Although interpersonal relationships (modeled as social networks) form, persist and dissolve within the provisions and confines of geographic space, they are rarely modeled within Geographic Information System (GIS) environment. This disconnect may be a result of a lack of research questions that ask about how social life is intertwined with the built environment, or lack of integrated modeling environments.

Instead, researchers focus on either social discoveries (such as, the number of contacts an average agent has) or spatial discoveries (such as, the venues where agents are located on a Saturday night), though it beneficial to ask questions that combine each variable (does one’s choice of locale on a Saturday night depend on how many contacts one has?) in order to learn more about socialization, human behavior and quality of life in geography.
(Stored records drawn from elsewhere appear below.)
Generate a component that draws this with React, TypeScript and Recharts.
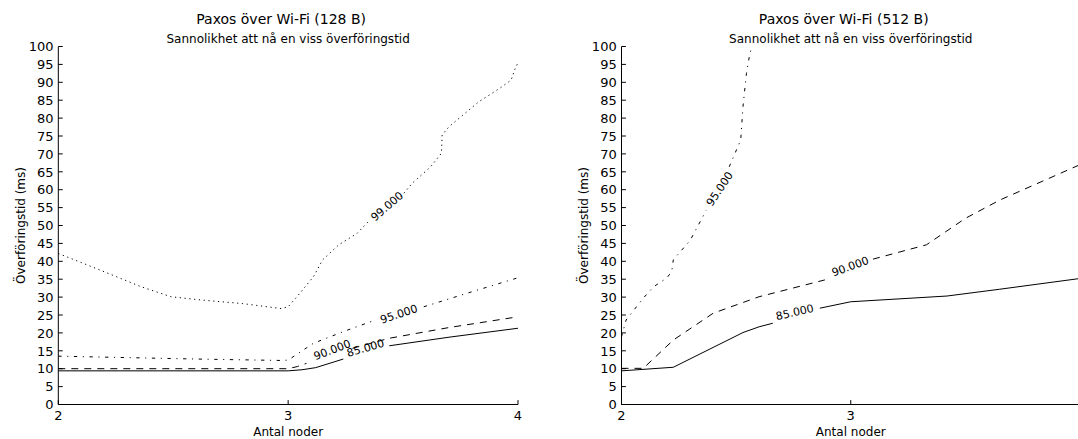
import React from 'react';
import { LineChart, Line, XAxis, YAxis, ReferenceDot } from 'recharts';

type Pair = [number, number | null];

// axis ticks
const xTicks = [2, 3, 4];
const yTicks = [0, 5, 10, 15, 20, 25, 30, 35, 40, 45, 50, 55, 60, 65, 70, 75, 80, 85, 90, 95, 100];

// Paxos över Wi-Fi (128 B) – contour lines (antal noder, ms); null = gap for label
const small85: Pair[] = [[2, 9.4], [3, 9.4], [3.06, 9.7], [3.12, 10.3], [3.24, 12.7], [3.34, null], [3.44, 16.4], [3.7, 18.8], [4, 21.3]];
const small90: Pair[] = [[2, 10], [3, 10], [3.04, 10.6], [3.08, 11.5], [3.18, null], [3.28, 15.7], [3.44, 18.5], [3.7, 21.5], [4, 24.5]];
const small95: Pair[] = [[2, 13.5], [2.6, 12.7], [2.97, 12.3], [3.0, 12.4], [3.11, 17.1], [3.25, 20.6], [3.38, 23.6], [3.48, null], [3.59, 27.3], [3.8, 31.5], [4, 35.4]];
const small99: Pair[] = [
  [2, 42.2], [2.18, 37.6], [2.36, 32.9], [2.49, 30.1], [2.62, 29.2], [2.8, 28.2], [2.97, 26.8], [3.0, 27.3],
  [3.05, 31], [3.11, 35.7], [3.15, 40.4], [3.22, 44.6], [3.3, 47.8], [3.355, 51.5], [3.42, null], [3.49, 58],
  [3.54, 61.8], [3.62, 66.4], [3.667, 70.2], [3.67, 75.3], [3.7, 77.6], [3.83, 84.6], [3.92, 88.3], [3.97, 90.6],
  [3.985, 93.4], [4, 95.5],
];

// Paxos över Wi-Fi (512 B)
const large85: Pair[] = [[2, 9.4], [2.226, 10.4], [2.53, 20.1], [2.6, 21.7], [2.66, 22.7], [2.76, null], [2.865, 26.9], [3, 28.7], [3.42, 30.3], [3.65, 32.2], [4, 35.2]];
const large90: Pair[] = [[2, 10.1], [2.095, 10.1], [2.226, 18], [2.4, 25.5], [2.6, 30.1], [2.887, 34.8], [3, null], [3.097, 40.6], [3.33, 44.6], [3.5, 52], [3.65, 57.1], [4, 67]];
const large95: Pair[] = [
  [2, 18.9], [2.02, 23.6], [2.095, 29.7], [2.14, 32.9], [2.197, 35.3], [2.219, 37.1], [2.226, 40.4], [2.3, 45.9],
  [2.37, 54.3], [2.42, null], [2.47, 66.4], [2.52, 73.9], [2.53, 83.2], [2.545, 92.5], [2.56, 98.1], [2.57, 100],
];

// contour label positions: [x, y, text, angle]
const smallLabels: [number, number, string, number][] = [
  [3.431, 55.3, '99.000', -41],
  [3.482, 25.2, '95.000', -18.5],
  [3.192, 15.2, '90.000', -21],
  [3.337, 15.7, '85.000', -16],
];
const largeLabels: [number, number, string, number][] = [
  [2.429, 60.2, '95.000', -56],
  [2.998, 38.5, '90.000', -20],
  [2.756, 25.7, '85.000', -13],
];

const FONT = '"DejaVu Sans", sans-serif';
const INK = '#000';
const TICK = 4.4;
const H = 439;
const TOP = 46.5;
const XAXIS_H = 34.5;
const BOTTOM = H - XAXIS_H;
const VIEW_W = 1078;

const styles: Record<string, string | undefined> = {
  '85': undefined,
  '90': '7 6',
  '95': '3.3 5.6 1.1 5.6',
  '99': '1.2 3.6',
};

const toRows = (pairs: Pair[]) => pairs.map(([x, y]) => ({ x, y }));

type PanelProps = {
  left: number;
  width: number;
  yAxisW: number;
  marginRight: number;
  series: [string, Pair[]][];
  labels: [number, number, string, number][];
};

function Panel({ left, width, yAxisW, marginRight, series, labels }: PanelProps) {
  const plotLeft = yAxisW;
  const plotRight = width - marginRight;

  const leftTick = (p: any) => (
    <g>
      <line x1={plotLeft} x2={plotLeft + TICK} y1={p.y} y2={p.y} stroke={INK} />
      <text x={plotLeft - 4.8} y={p.y} dy={4.7} textAnchor="end" fontSize={13} fontFamily={FONT} fill={INK}>
        {p.payload.value}
      </text>
    </g>
  );
  const rightTick = (p: any) => <line x1={plotRight} x2={plotRight - TICK} y1={p.y} y2={p.y} stroke={INK} />;
  // labels that would fall past the window's right edge are left out, as in the cropped original
  const bottomTick = (p: any) => (
    <g>
      <line x1={p.x} x2={p.x} y1={BOTTOM} y2={BOTTOM - TICK} stroke={INK} />
      {left + p.x + 6 < VIEW_W && (
        <text x={p.x} y={BOTTOM + 15} textAnchor="middle" fontSize={13} fontFamily={FONT} fill={INK}>
          {p.payload.value}
        </text>
      )}
    </g>
  );
  const topTick = (p: any) => <line x1={p.x} x2={p.x} y1={TOP} y2={TOP + TICK} stroke={INK} />;

  return (
    <div style={{ position: 'absolute', left, top: 0 }}>
      <LineChart width={width} height={H} margin={{ top: TOP, right: marginRight, bottom: 0, left: 0 }}>
        <XAxis type="number" dataKey="x" domain={[2, 4]} ticks={xTicks} interval={0} height={XAXIS_H}
          tickLine={false} tickSize={0} tick={bottomTick} axisLine={{ stroke: INK }} />
        <XAxis xAxisId="top" orientation="top" type="number" domain={[2, 4]} ticks={xTicks} interval={0} height={0}
          tickLine={false} tickSize={0} tick={topTick} axisLine={{ stroke: INK }} />
        <YAxis type="number" domain={[0, 100]} ticks={yTicks} interval={0} width={yAxisW}
          tickLine={false} tickSize={0} tick={leftTick} axisLine={{ stroke: INK }} />
        <YAxis yAxisId="right" orientation="right" type="number" domain={[0, 100]} ticks={yTicks} interval={0} width={0}
          tickLine={false} tickSize={0} tick={rightTick} axisLine={{ stroke: INK }} />
        {series.map(([level, pts]) => (
          <Line key={level} data={toRows(pts)} dataKey="y" type="linear" stroke={INK} strokeWidth={1}
            strokeDasharray={styles[level]} dot={false} activeDot={false} connectNulls={false}
            isAnimationActive={false} />
        ))}
        {labels.map(([x, y, text, angle]) => (
          <ReferenceDot key={text} x={x} y={y} r={0}
            shape={(p: any) => (
              <text x={p.cx} y={p.cy} transform={`rotate(${angle} ${p.cx} ${p.cy})`} textAnchor="middle"
                dominantBaseline="central" fontSize={11} fontFamily={FONT} fill={INK}>
                {text}
              </text>
            )}
          />
        ))}
      </LineChart>
    </div>
  );
}

export default function App() {
  const leftCenter = (58.3 + 518) / 2;
  const rightCenter = (621.5 + 1080) / 2;
  return (
    <div style={{ position: 'absolute', left: 0, top: 0, width: VIEW_W, height: H, overflow: 'hidden', background: '#fff', fontFamily: FONT }}>
      <Panel left={0} width={540} yAxisW={58.3} marginRight={22}
        series={[['85', small85], ['90', small90], ['95', small95], ['99', small99]]} labels={smallLabels} />
      <Panel left={540} width={540} yAxisW={81.5} marginRight={0}
        series={[['85', large85], ['90', large90], ['95', large95]]} labels={largeLabels} />
      <svg width={VIEW_W} height={H} style={{ position: 'absolute', left: 0, top: 0, pointerEvents: 'none' }}>
        <g fontFamily={FONT} fill={INK} textAnchor="middle">
          <text x={leftCenter - 7} y={24} fontSize={14}>Paxos över Wi-Fi (128 B)</text>
          <text x={leftCenter} y={42.5} fontSize={12}>Sannolikhet att nå en viss överföringstid</text>
          <text x={rightCenter - 7} y={24} fontSize={14}>Paxos över Wi-Fi (512 B)</text>
          <text x={rightCenter} y={42.5} fontSize={12}>Sannolikhet att nå en viss överföringstid</text>
          <text x={leftCenter} y={435.5} fontSize={12}>Antal noder</text>
          <text x={rightCenter} y={435.5} fontSize={12}>Antal noder</text>
          <text x={24.5} y={225.5} fontSize={12} transform="rotate(-90 24.5 225.5)">Överföringstid (ms)</text>
          <text x={587.7} y={225.5} fontSize={12} transform="rotate(-90 587.7 225.5)">Överföringstid (ms)</text>
        </g>
      </svg>
    </div>
  );
}
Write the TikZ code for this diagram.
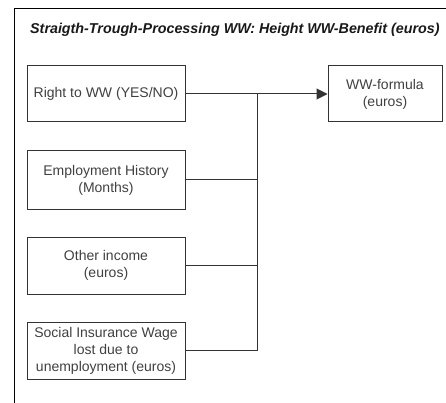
\documentclass[tikz,border=0pt]{standalone}
\usepackage{fontspec}
\setmainfont{Liberation Sans}
\usetikzlibrary{arrows.meta}
\definecolor{edgegray}{HTML}{333333}
\definecolor{textgray}{HTML}{404040}
\tikzset{
  inbox/.style={draw=edgegray, line width=1pt, minimum width=158pt, minimum height=56pt,
    align=center, inner sep=2pt, text=textgray, font=\fontsize{14}{17}\selectfont},
  outbox/.style={inbox, minimum width=114pt},
  link/.style={draw=edgegray, line width=1pt},
  frame/.style={draw=black, line width=1pt}
}
\begin{document}
\begin{tikzpicture}[x=1pt, y=-1pt]
  \useasboundingbox (0,0) rectangle (446,403);
  \clip (0,0) rectangle (446,403);
  % surrounding frame, open to the right and below
  \draw[frame] (14,420) -- (14,9) -- (460,9);
  \node[anchor=west, font=\fontsize{14.3}{17}\selectfont\bfseries\itshape, text=black!90, inner sep=0pt]
    (title) at (30,30) {Straigth-Trough-Processing WW: Height WW-Benefit (euros)};

  \node[inbox] (right) at (106,94) {Right to WW (YES/NO)};
  \node[inbox, minimum height=58pt] (hist) at (106,180) {Employment History\\(Months)};
  \node[inbox, minimum height=57pt] (other) at (106,265.5) {Other income\\(euros)};
  \node[inbox, minimum height=57pt] (wage) at (106,350.5) {Social Insurance Wage\\lost due to\\unemployment (euros)};
  \node[outbox] (formula) at (385,94) {WW-formula\\(euros)};

  \coordinate (join) at (257,94);
  \draw[link, -{Triangle[length=11pt, width=11pt]}] (right) -- (formula);
  \draw[link] (hist.east) -| (join);
  \draw[link] (other.east) -| (join);
  \draw[link] (wage.east) -| (join);
\end{tikzpicture}
\end{document}
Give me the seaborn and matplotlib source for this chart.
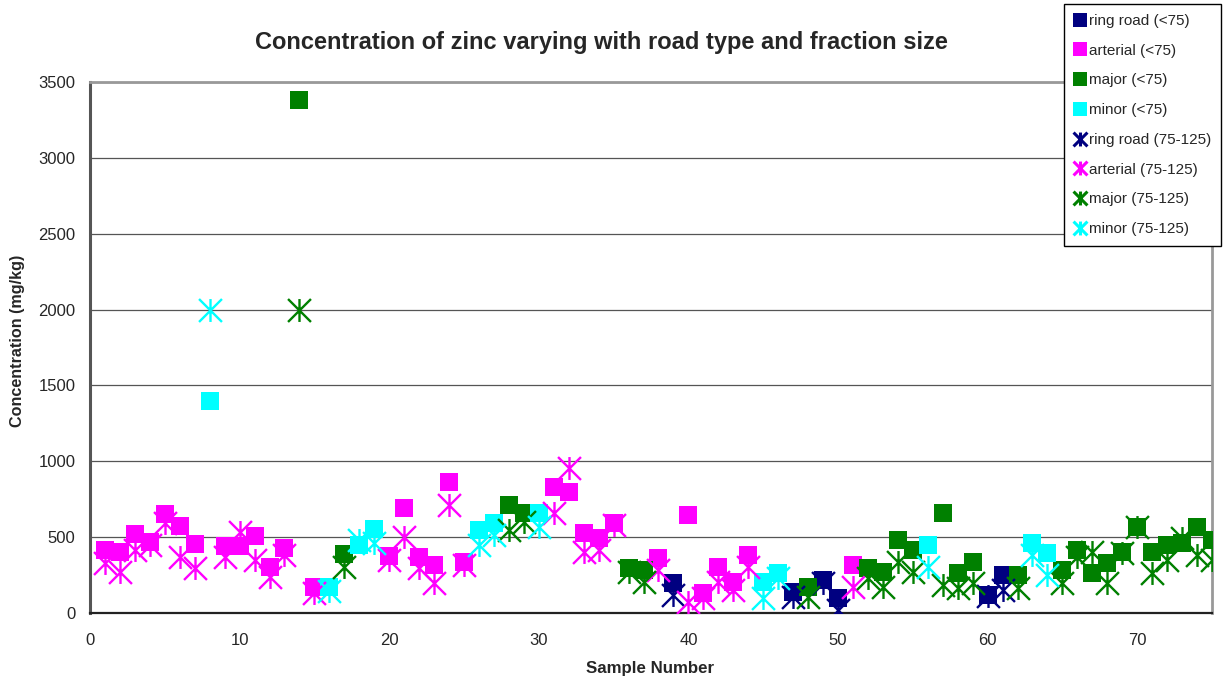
import numpy as np
import pandas as pd
import matplotlib
matplotlib.use("Agg")
import matplotlib.pyplot as plt
import seaborn as sns
from matplotlib.path import Path
from matplotlib.lines import Line2D

# ---------------- data ----------------
samples = list(range(1, 76))
road = (["arterial"] * 7 + ["minor"] + ["arterial"] * 5 + ["major", "arterial", "minor", "major",
        "minor", "minor"] + ["arterial"] * 6 + ["minor", "minor", "major", "major", "minor"]
        + ["arterial"] * 5 + ["major", "major", "arterial", "ring road"] + ["arterial"] * 5
        + ["minor", "minor", "ring road", "major", "ring road", "ring road", "arterial"]
        + ["major"] * 4 + ["minor"] + ["major"] * 3 + ["ring road", "ring road", "major",
        "minor", "minor"] + ["major"] * 11)
zinc_lt75 = [415, 400, 520, 465, 655, 573, 455, 1400, 441, 441,
             507, 303, 428, 3380, 171, 171, 389, 450, 555, 375,
             692, 369, 316, 863, 336, 547, 590, 712, 659, 659,
             830, 797, 527, 494, 593, 297, 283, 362, 198, 646,
             132, 303, 204, 382, 204, 264, 138, 171, 217, 99,
             316, 297, 270, 481, 415, 448, 659, 264, 336, 119,
             250, 250, 461, 395, 283, 415, 264, 330, 402, 567,
             402, 448, 461, 567, 481]
zinc_75_125 = [330, 270, 415, 448, 593, 369, 297, 2000, 369, 534,
               349, 237, 382, 2000, 132, 145, 303, 481, 461, 350,
               501, 297, 198, 712, 316, 448, 514, 547, 600, 567,
               659, 955, 402, 415, 580, 270, 204, 283, 119, 72,
               99, 204, 152, 303, 99, 231, 105, 105, 198, 20,
               171, 231, 171, 336, 270, 303, 185, 165, 198, 110,
               152, 165, 382, 250, 198, 369, 402, 198, 395, 567,
               264, 349, 494, 382, 349]

road_order = ["ring road", "arterial", "major", "minor"]
colors = {"ring road": "#000080", "arterial": "#FF00FF", "major": "#008000", "minor": "#00FFFF"}

df = pd.DataFrame({"sample": samples, "road": road,
                   "lt75": zinc_lt75, "mid": zinc_75_125})

# ---------------- style ----------------
sns.set_style("white")
plt.rcParams["font.family"] = ["Liberation Sans", "DejaVu Sans"]

# Excel-like star marker: vertical line + X
star = Path([(0, -1), (0, 1), (-1, -1), (1, 1), (-1, 1), (1, -1)],
            [Path.MOVETO, Path.LINETO, Path.MOVETO, Path.LINETO, Path.MOVETO, Path.LINETO])

fig = plt.figure(figsize=(12.3, 6.84), dpi=100)
ax = fig.add_axes([90 / 1230, 1 - 613 / 684, (1212 - 90) / 1230, (613 - 82) / 684])

for r in road_order:
    sub = df[df["road"] == r]
    sns.scatterplot(data=sub, x="sample", y="lt75", color=colors[r], marker="s",
                    s=13.5 ** 2, linewidth=0, ax=ax, legend=False, zorder=3)
for r in road_order:
    sub = df[df["road"] == r]
    sns.scatterplot(data=sub, x="sample", y="mid", color=colors[r], marker=star,
                    s=16.5 ** 2, edgecolor=colors[r], linewidth=1.7, ax=ax,
                    legend=False, zorder=4)

ax.set_xlim(0, 75)
ax.set_ylim(0, 3500)
ax.set_xticks(range(0, 71, 10))
ax.set_yticks(range(0, 3501, 500))
ax.tick_params(axis="both", direction="out", length=4.5, width=1, labelsize=12, color="black")
ax.tick_params(axis="y", pad=6)
ax.tick_params(axis="x", pad=10)
ax.yaxis.grid(True, color="#555555", linewidth=0.9)
ax.set_axisbelow(True)
for s in ["top", "right"]:
    ax.spines[s].set_color("#999999")
    ax.spines[s].set_linewidth(2)
ax.spines["left"].set_color("#555555")
ax.spines["left"].set_linewidth(2.2)
ax.spines["bottom"].set_color("#222222")
ax.spines["bottom"].set_linewidth(1.6)

ax.set_xlabel("")
ax.set_ylabel("")
fig.text(650 / 1230, 1 - 668 / 684, "Sample Number", ha="center", va="center",
         fontsize=12.2, fontweight="bold")
fig.text(18 / 1230, 1 - 341 / 684, "Concentration (mg/kg)", ha="center", va="center",
         rotation=90, fontsize=11.6, fontweight="bold")
fig.text(601 / 1230, 1 - 42 / 684, "Concentration of zinc varying with road type and fraction size",
         ha="center", va="center", fontsize=17, fontweight="bold")

handles, labels = [], []
for r in road_order:
    handles.append(Line2D([], [], marker="s", color=colors[r], linestyle="",
                          markersize=10, markeredgewidth=0))
    labels.append(f"{r} (<75)")
for r in road_order:
    handles.append(Line2D([], [], marker=star, color=colors[r], linestyle="",
                          markersize=10, markeredgewidth=2.2, markeredgecolor=colors[r]))
    labels.append(f"{r} (75-125)")
leg = fig.legend(handles, labels, loc="upper left", bbox_to_anchor=(1064 / 1230, 1 - 4 / 684),
                 frameon=True, fancybox=False, edgecolor="black", fontsize=11,
                 handlelength=0.8, handletextpad=0.2, labelspacing=1.03, borderpad=0.65,
                 borderaxespad=0, framealpha=1)
leg.get_frame().set_linewidth(1)

fig.savefig("out.png", dpi=100)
Many fields of research play a role in the combination of Social Network Analysis and GIScience. These include theory and practice of modeling flows in GIS, how social connectivity data and social agents have been embedded in GISystems in the past (topics: physical networks, flow visualization, social regionalization, agent-based models). We review how complex network methods have been applied to spatial features (topics: social regionalization, transportation networks, studies of distance decay). Finally, we list topics that describe human interpersonal behavior as social systems (social network analysis), within proximal environments (community sociology) and with focus on communication and psychology (studies of interpersonal relationships). These topics are chosen based on their ability to illuminate parts of the study of social systems within geographic space that can show how, where and why we form relationships over geographic space.